## begin RECORDED DATA

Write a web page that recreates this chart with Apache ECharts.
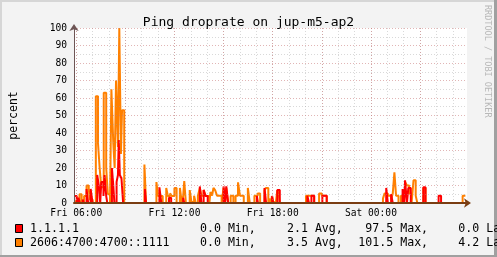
<!DOCTYPE html>
<html><head><meta charset="utf-8">
<script src="https://cdn.jsdelivr.net/npm/echarts@6/dist/echarts.min.js"></script>
<style>html,body{margin:0;padding:0;background:#f3f3f3}#c{width:497px;height:257px}</style>
</head><body><div id="c"></div>
<script>
const titleText = 'Ping droprate on jup-m5-ap2';
const yLabel = 'percent';
const watermark = 'RRDTOOL / TOBI OETIKER';
const seriesNames = ['1.1.1.1', '2606:4700:4700::1111'];
const seriesColors = ['#ff0000', '#ff8000'];
// change points: minutes since Fri 00:00, value held until next point
const redTimes  = [352,362,368,374,384,388,398,404,413,420,437,443,448,452,460,464,470,474,491,496,500,508,513,516,520,526,532,
  612,616,665,672,700,708,752,756,813,819,827,834,842,900,906,910,917,1022,1026,1050,1056,1078,1082,1097,1106,
  1207,1213,1222,1232,1262,1278,1496,1502,1514,1520,1556,1562,1565,1572,1577,1586,1632,1640,1688,1697,1786];
const redValues = [4,0,3,0,2,0,8,0,8,0,16,10,0,12,4,16,4,0,20,10,0,12,16,36,16,14,0,
  8,0,9,0,3,0,3,0,9.5,0,7.5,4,0,9.5,0,9.5,0,4,0,8.6,0,4,0,7.5,0,
  4.2,0,4.2,0,4.2,0,8.6,0,5,0,8,0,13,0,8.6,0,9,0,4.2,0,0];
const orangeTimes  = [352,362,372,380,389,398,406,410,420,432,440,446,452,461,470,476,484,489,496,501,506,513,518,524,528,536,
  610,616,654,660,677,690,696,704,710,720,728,740,747,752,756,762,776,782,786,792,798,
  806,813,819,827,834,848,852,858,863,869,876,893,900,906,910,917,926,936,944,953,960,974,989,996,
  1013,1025,1034,1050,1056,1064,1068,1074,1077,1082,1085,1092,1097,1102,1106,
  1202,1232,1250,1260,1278,1484,1490,1502,1514,1520,1526,1532,1541,1550,1565,1572,1580,1589,1596,1604,1610,1632,1640,1776,1786];
const orangeValues = [1,0,5,0,4,10,8,2,0,61,34,20,9,63,20,5,0,65,34,20,70,32,100,28,53,0,
  22,0,12,4,0,8.6,4,5.5,4,8.6,0,8.6,0,4,12.6,0,7.4,1,0,4.2,0,
  4.2,8.6,4.2,7.4,4,0,6.3,4.2,8.6,7.4,4.2,0,8.6,1,8.6,0,4.2,0,4.2,11.8,4.2,0,8.6,0,
  4.2,5.5,0,7.4,8.6,0,2.5,0,4,0,1,0,7.4,5.5,0,
  4.2,0,5.5,4.2,0,2.5,5.5,4.2,2,5.5,17.5,4.2,0,4.2,12,10,5.5,0,13,4.2,0,8.6,0,4.2,4.2];
const statMin  = [0.0, 0.0];
const statAvg  = [2.1, 3.5];
const statMax  = [97.5, 101.5];
const statLast = [0.0, 4.2];
const xStart = 352, xEnd = 1792;
const labelTicks = [360, 720, 1080, 1440];
const majorTicks = [360, 540, 720, 900, 1080, 1260, 1440, 1620];
const minorTicks = [360,420,480,540,600,660,720,780,840,900,960,1020,1080,1140,1200,1260,1320,1380,1440,1500,1560,1620,1680,1740];

const MONO = "'DejaVu Sans Mono', monospace";
function pairs(t, v) { return t.map((x, i) => [x, v[i]]); }
function fmtTime(v) {
  const day = v < 1440 ? 'Fri' : 'Sat';
  const m = v % 1440, h = Math.floor(m / 60), mm = m % 60;
  return day + ' ' + String(h).padStart(2, '0') + ':' + String(mm).padStart(2, '0');
}
const pad = (n, w) => n.toFixed(1).padStart(w, ' ');

const chart = echarts.init(document.getElementById('c'), null, {renderer: 'canvas'});
const legendRows = [0, 1].map(i => {
  const y = 229 + i * 14;
  return [
    {type: 'rect', shape: {x: 15.5, y: y - 4.5, width: 7, height: 8}, style: {fill: seriesColors[i], stroke: '#000', lineWidth: 1}},
    {type: 'text', x: 30, y: y, style: {text: seriesNames[i], font: '11.6px ' + MONO, fill: '#000', verticalAlign: 'middle'}},
    {type: 'text', x: 186, y: y, style: {text: pad(statMin[i], 5) + ' Min,', font: '11.6px ' + MONO, fill: '#000', verticalAlign: 'middle'}},
    {type: 'text', x: 273, y: y, style: {text: pad(statAvg[i], 5) + ' Avg,', font: '11.6px ' + MONO, fill: '#000', verticalAlign: 'middle'}},
    {type: 'text', x: 358.3, y: y, style: {text: pad(statMax[i], 5) + ' Max,', font: '11.6px ' + MONO, fill: '#000', verticalAlign: 'middle'}},
    {type: 'text', x: 444.4, y: y, style: {text: pad(statLast[i], 5) + ' Last', font: '11.6px ' + MONO, fill: '#000', verticalAlign: 'middle'}}
  ];
}).flat();

chart.setOption({
  animation: false,
  backgroundColor: '#f3f3f3',
  title: {text: titleText, left: 'center', top: 11, textStyle: {fontFamily: MONO, fontSize: 13, fontWeight: 'normal', color: '#000'}},
  grid: {left: 67, top: 28, width: 400, height: 175, show: true, backgroundColor: '#fff', borderWidth: 0},
  xAxis: [
    {type: 'value', min: xStart, max: xEnd, position: 'bottom', z: 5,
     axisLine: {show: true, onZero: false, lineStyle: {color: '#7a3d12', width: 2}, symbol: ['none', 'arrow'], symbolSize: [7, 7], symbolOffset: [0, 4]},
     axisTick: {show: false, customValues: majorTicks},
     axisLabel: {customValues: labelTicks, formatter: fmtTime, fontFamily: MONO, fontSize: 9.6, color: '#000', margin: 5},
     splitLine: {show: true, lineStyle: {color: 'rgba(200,120,120,0.55)', type: [1, 2], width: 1}}},
    {type: 'value', min: xStart, max: xEnd, position: 'bottom', z: 0,
     axisLine: {show: false}, axisTick: {show: false, customValues: minorTicks},
     axisLabel: {show: false, customValues: minorTicks},
     splitLine: {show: true, lineStyle: {color: 'rgba(160,160,160,0.4)', type: [1, 2], width: 1}}}
  ],
  yAxis: {type: 'value', min: 0, max: 100, interval: 10, z: 5,
    name: yLabel, nameLocation: 'middle', nameGap: 54, nameTextStyle: {fontFamily: MONO, fontSize: 11.5, color: '#000'},
    axisLine: {show: true, lineStyle: {color: '#6d5555', width: 1}, symbol: ['none', 'arrow'], symbolSize: [7, 7], symbolOffset: [0, 4]},
    axisTick: {show: false},
    axisLabel: {fontFamily: MONO, fontSize: 9.6, color: '#000', margin: 7},
    splitLine: {show: true, lineStyle: {color: 'rgba(200,120,120,0.55)', type: [1, 2], width: 1}},
    minorTick: {show: false, splitNumber: 2},
    minorSplitLine: {show: true, lineStyle: {color: 'rgba(160,160,160,0.4)', type: [1, 2], width: 1}}
  },
  series: [
    {name: seriesNames[1], type: 'line', step: 'end', data: pairs(orangeTimes, orangeValues), showSymbol: false,
     lineStyle: {color: seriesColors[1], width: 2}, z: 2},
    {name: seriesNames[0], type: 'line', step: 'end', data: pairs(redTimes, redValues), showSymbol: false,
     lineStyle: {color: seriesColors[0], width: 2}, z: 3}
  ],
  graphic: [
    {type: 'rect', shape: {x: 0, y: 0, width: 497, height: 2}, style: {fill: '#d6d6d6'}, silent: true},
    {type: 'rect', shape: {x: 0, y: 0, width: 2, height: 257}, style: {fill: '#d6d6d6'}, silent: true},
    {type: 'rect', shape: {x: 494, y: 0, width: 3, height: 257}, style: {fill: '#a0a0a0'}, silent: true},
    {type: 'rect', shape: {x: 0, y: 255, width: 497, height: 2}, style: {fill: '#a0a0a0'}, silent: true},
    {type: 'text', x: 492, y: 5, rotation: -Math.PI / 2, style: {text: watermark, font: '8.5px ' + MONO, fill: '#b8b8b8'}},
    ...legendRows
  ]
});
</script>
</body></html>
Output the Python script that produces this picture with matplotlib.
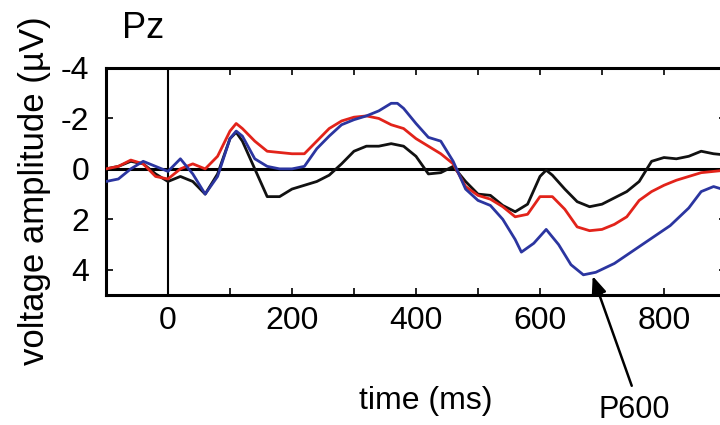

## end RECORDED DATA

__CHALLENGE__
Find the word "that" in the entries, and copy every line it shows up in.

__SOLUTION FOR THIS PROBLEM__
Write a web page that recreates this chart with Apache ECharts.
Output the Python script that produces this picture with matplotlib.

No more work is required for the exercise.